Years ago, after Elena Lappin uncovered the real story (in Granta #66 -1999) behind Binjamin Wilkomirski (one of the first non-Jews who claimed to be a Holocaust survivor) I asked Kathryn Harrison's editor at Henry Holt what she would do if she had any suspicions about the truthfulness of a memoir's content. "I'd publish it as fiction," she said.
(Harrison as you know first published her very personal story as fiction, to "come out with the truth" in a memoir a decade later.)
As for Peggy Selzer (nomen es omen - the girl's got too much spritz for her own good) her personal story of betrayal would make a great novel. The poor confabulist.
I definitely understand the difficulties of hiring a fact checker, but then I think about how EVERYONE is writing a book and how tough it is to get published, and it seems possible, though abominable, that people would lie to make it happen. What about just a few phone calls, a quick check to see if a person really attended the school they say they did, or something along those lines? Isn't that what interns are for??

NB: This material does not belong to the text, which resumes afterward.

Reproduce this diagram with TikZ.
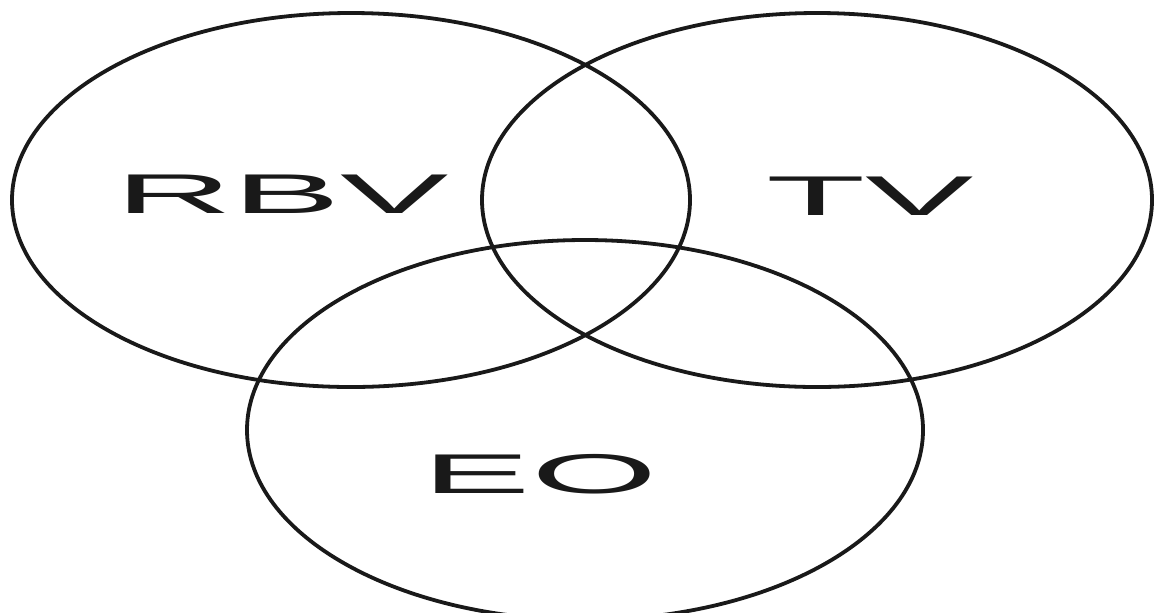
\documentclass[tikz,border=0pt]{standalone}
\usepackage{fontspec}
\setmainfont{Liberation Sans}
\usepackage{tikz}
\usetikzlibrary{positioning}

\begin{document}
\begin{tikzpicture}[x=0.5pt,y=-0.5pt,
  venn/.style={draw=black!90,line width=1.9pt},
  lbl/.style={font=\fontsize{28}{30}\selectfont,xscale=2.9,inner sep=0pt,anchor=base,text=black!90}]
  \useasboundingbox (0,0) rectangle (1154,612);
  \clip (0,0) rectangle (1154,612);
  % the three sets
  \draw[venn] (351,200) ellipse [x radius=339,y radius=187];
  \draw[venn] (817,200) ellipse [x radius=335,y radius=187];
  \draw[venn] (585,430) ellipse [x radius=338,y radius=190];
  % labels
  \node[lbl] (rbv) at (282,213) {RBV};
  \node[lbl] (tv) at (870,215) {TV};
  \node[lbl] (eo) at (540,493) {EO};
\end{tikzpicture}
\end{document}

Sarah, you bring up an important question regarding interns. I don't know about other houses, but here, interns are a critical part of the process. There aren't enough of them, and they're not here enough hours each week to do fact-checking on top of all the other supporting things they're doing. Permissions, CIPs, slush pile review . . . . It's something we all have to figure out around publishing memoirs, but it's daunting. Do we say to the authors, please provide names and contact information for five people who can corroborate your story? Maybe we do.
K.
When I read about stuff like this, I'm glad I've been keeping a blog for the past 3 years. When my weight-loss memoir comes out in May, there's no way anyone can accuse me of being a fake because I have 3 years of entries and photographs as documentation. Faking something like that would be HARDER than losing 200 pounds.